Publicado en el suplemento cultural Territorios de El Correo, el 10 de mayo de 2025

La conquista de la luz es uno de los empeños que ilustran la tendencia humana hacia el progreso. Las ciudades se construyen contra la noche; los hogares y las calles nos protegen de una oscuridad anestesiada, que ha sido desterrada de los espacios humanos. Bajo esa pugna tan presente en las artes, la filosofía y se diría que en todo el pensamiento humano, late un mundo de formas, impulsos y símbolos que la música ha expresado de muchas maneras.

Gustav Mahler, a la vez producto y superación de la gran tradición romántica, prestó mucha atención a la oscuridad. En el cuarto movimiento de su Sinfonía número 3, indicado Sehr langsam. Misterioso, introdujo un lied para contralto basado en el texto de Nietzsche O Mensch! Gib Acht!(¡Oh, hombre! ¡Pon atención!, fragmento de El canto del noctámbulo, de Así habló Zaratustra) que abre un paréntesis sereno que nos propone una noche elevada y estética, de cualidad casi sagrada, perteneciente al orden filosófico del siglo XIX. Años después, en la Sinfonía número 7, a veces llamada La canción de la noche, Mahler se entregó a una oscuridad ambigua e inquietante. Aquí la naturaleza ya no canta, como sí hacía en la Tercera, sino que aguarda, es pura potencia. No hay en la Séptima un programa, sino atmósferas, fragmentos nocturnos y marchas sin un claro destino. No hay orden, no hay sosiego. Si la Tercera es solar, afirmativa y dirigida hacia lo alto, la Séptima es una sinfonía crepuscular, horizontal, que sólo crece en la duda y la zozobra; una obra en la que todo gira, disolviendo las certezas. Ya es el siglo XX.

Distintas fuentes nos dicen que el segundo movimiento de la Séptima, Nachtmusik I, se inspiró en el célebre cuadro de Rembrandt La ronda nocturna, que sin duda conocía Mahler. El gran cuadro retrata un orden vigilante, burgués y satisfecho, nacido de un entorno de bienestar rutinario y confianza que, sin embargo, teme a la noche y la vigila. El claroscuro magistral de Rembrandt y su amable caos formal encuentran su eco sonoro en la música que Mahler compone. En lo que ahora nos interesa, es elocuente que Tercera y Séptima se tengan a menudo por obras contrapuestas —si aceptamos una discutible lectura programática—, cuando en realidad ambas hablan de la naturaleza: la una a través de la luz y su conquista, la otra a través de su reverso oscuro e informe, de la noche y sus acechanzas.
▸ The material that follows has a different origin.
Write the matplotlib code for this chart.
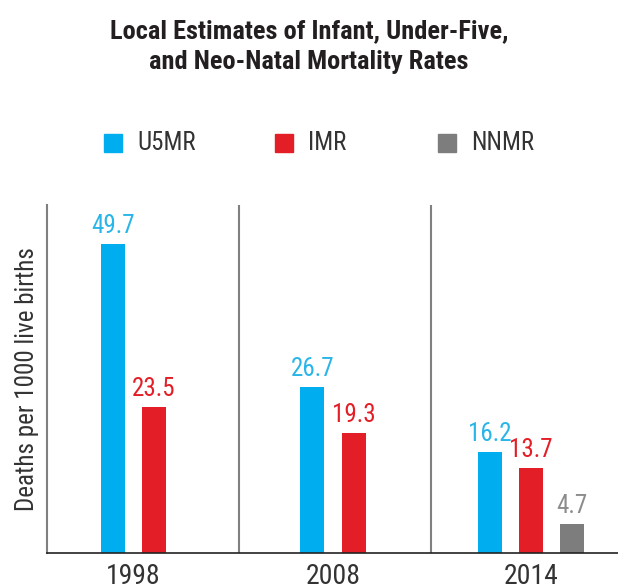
import matplotlib
matplotlib.use('Agg')
import matplotlib.pyplot as plt
import numpy as np

plt.rcParams['font.family'] = ['Roboto Condensed', 'Archivo Narrow', 'DejaVu Sans']

years = ['1998', '2008', '2014']
series = ['U5MR', 'IMR', 'NNMR']
u5mr = [49.7, 26.7, 16.2]
imr = [23.5, 19.3, 13.7]
nnmr = [None, None, 4.7]

colors = {'U5MR': '#00aeef', 'IMR': '#e31e26', 'NNMR': '#7d7d7d'}
label_colors = {'U5MR': '#29b5e8', 'IMR': '#e31e26', 'NNMR': '#8c8c8c'}

fig = plt.figure(figsize=(6.18, 5.86), dpi=100)
ax = fig.add_axes([0.076, 0.0563, 0.924, 0.594])

centers = np.array([0.45, 1.49, 2.52])
w = 0.125
values = {'U5MR': u5mr, 'IMR': imr, 'NNMR': nnmr}

for gi, c in enumerate(centers):
    present = [s for s in series if values[s][gi] is not None]
    step = 0.215
    offs = (np.arange(len(present)) - (len(present) - 1) / 2) * step
    for s, o in zip(present, offs):
        v = values[s][gi]
        ax.bar(c + o, v, width=w, color=colors[s], zorder=2)
        ax.text(c + o, v + 1.0, f'{v:.1f}', ha='center', va='bottom',
                fontsize=18, color=label_colors[s])

for xs in [1, 2]:
    ax.axvline(xs, color='#808080', lw=1.5, zorder=1)

ax.set_xlim(0, 2.974)
ax.set_ylim(0, 56)
ax.set_xticks(centers)
ax.set_xticklabels(years, fontsize=20, color='#333333')
ax.tick_params(axis='x', length=0, pad=7)
ax.set_yticks([])
ax.spines['top'].set_visible(False)
ax.spines['right'].set_visible(False)
ax.spines['left'].set_color('#808080')
ax.spines['left'].set_linewidth(1.5)
ax.spines['bottom'].set_color('#222222')
ax.spines['bottom'].set_linewidth(1.2)
ax.set_ylabel('Deaths per 1000 live births', fontsize=18, color='#333333', labelpad=6)

fig.text(0.5, 0.968, 'Local Estimates of Infant, Under-Five,\nand Neo-Natal Mortality Rates',
         ha='center', va='top', fontsize=19, fontweight='bold', color='#231f20',
         linespacing=1.4)

# legend drawn by hand
leg_x = [104, 275, 438]
for s, lx in zip(series, leg_x):
    fig.patches.append(plt.Rectangle((lx / 618, 1 - 152 / 586), 18 / 618, 18 / 586,
                                     transform=fig.transFigure, color=colors[s]))
    fig.text((lx + 33) / 618, 1 - 143 / 586, s, ha='left', va='center',
             fontsize=18, color='#333333')

fig.savefig('out.png', dpi=100)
Entre ambas se da un tránsito hacia la incertidumbre que expresa la evolución de la música posterior al Romanticismo. La noche transfigurada, de Arnold Schoenberg, es todavía un trazo romántico e interior, pero su posterior Erwartung es pura desorientación y pérdida, una espera sin promesas. En György Ligeti —Atmosphères o Lontano— la evolución ya se ha vuelto ruptura, no hay relato ni asideros, solo materia sonora cambiante. Ya estamos dentro de la textura de la noche. Es el mundo posterior a Mahler: sin dirección, sin centros, quizá sin esperanza de consuelo. Ya no sabemos vivir sin luz, quizá porque la electricidad nos tiene secuestrados.